After this point, Doug is recruited by another government agency due to his keen deductive abilities. They show him a device that is able to view into the past, but with the catch that it is always exactly something like four days and sixteen hours behind the present. It’s basically a second chance to see what happened back in the past from any angle, but the viewers would have to be sure to be looking in the right spot when something happens, since they can only record what is on screen. I enjoyed the concept, although I’m sure that the equal distance time displacement idea has been around for a while.
Yet being able to view the past does not necessarily open up a string of paradoxes. Instead, that comes about when things start getting sent back to the past. When Doug attempts to send a note to himself in the past so that he can stop the attack, the message ends up being intercepted by his partner. This in turn leads to his partner’s death at the hands of the terrorist, and he really had been in the original timeline. In a nutshell, in tampering with the past, they ensured that things would turn out the way they did. In fact, because Doug’s partner had put bullet holes in the bomber’s car, the bomber now had no choice but to steal the car of the woman he would eventually murder. This is actually the type of time travel theme I prefer, since I think it deals the best with the time travel paradoxes.
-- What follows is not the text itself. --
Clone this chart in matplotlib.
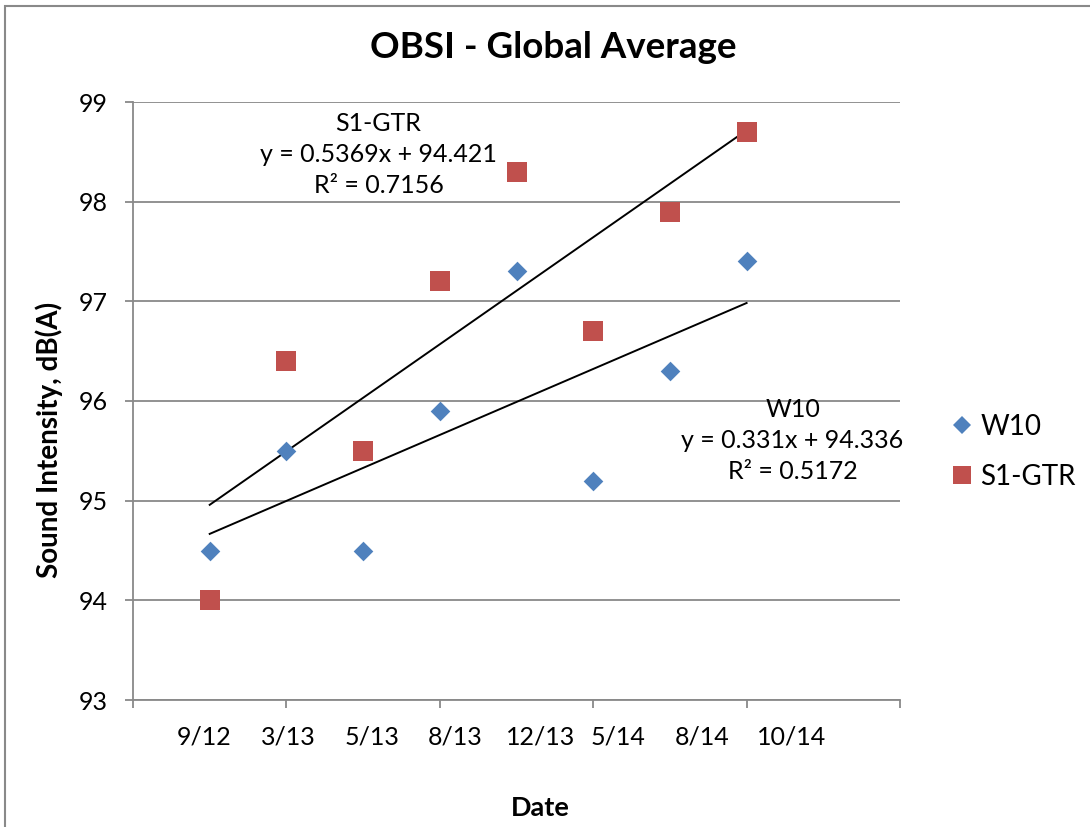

Once the bomber was captured, however, things began to take a bad turn. For one thing, the bad guy was portrayed as a fanatical Christian and American patriot. Next, during the interrogation he was almost echoing what I had been writing elsewhere just this past week. Now that was kinda weird. What was the terrorist saying? Basically that one cannot change destiny/fate, and that any attempts to do so will only serve to bring it about. (For the record, while I agree with his statement there, I do not in any way condone the use of violence. Christians are commanded to fight in a war of the spirit and not a war of the flesh, as per Ephesians 6: 12.) Now, the Christian bashing out of the way, the movie went on to defy the laws of cause and effect. Doug ends up traveling back in time himself, and although the movie continues along the path that everything Doug does actually occurred in his original timeline, he ends up rendering it all pointless by taking away the motivation for time travel in the first place. He saves not only the ferry, but the woman as well, thus changing the course of time and making it so he will have no reason to go back in time, which in turn ensures that the day will not be saved, despite the happy ending. This part of why I don’t write time travel stories. The Time Machine did it a lot better….
On a final note, the Bible does actually ensure that at least some aspects of the future are unchangeable. Perhaps sometime later I may delve into that, Lord willing.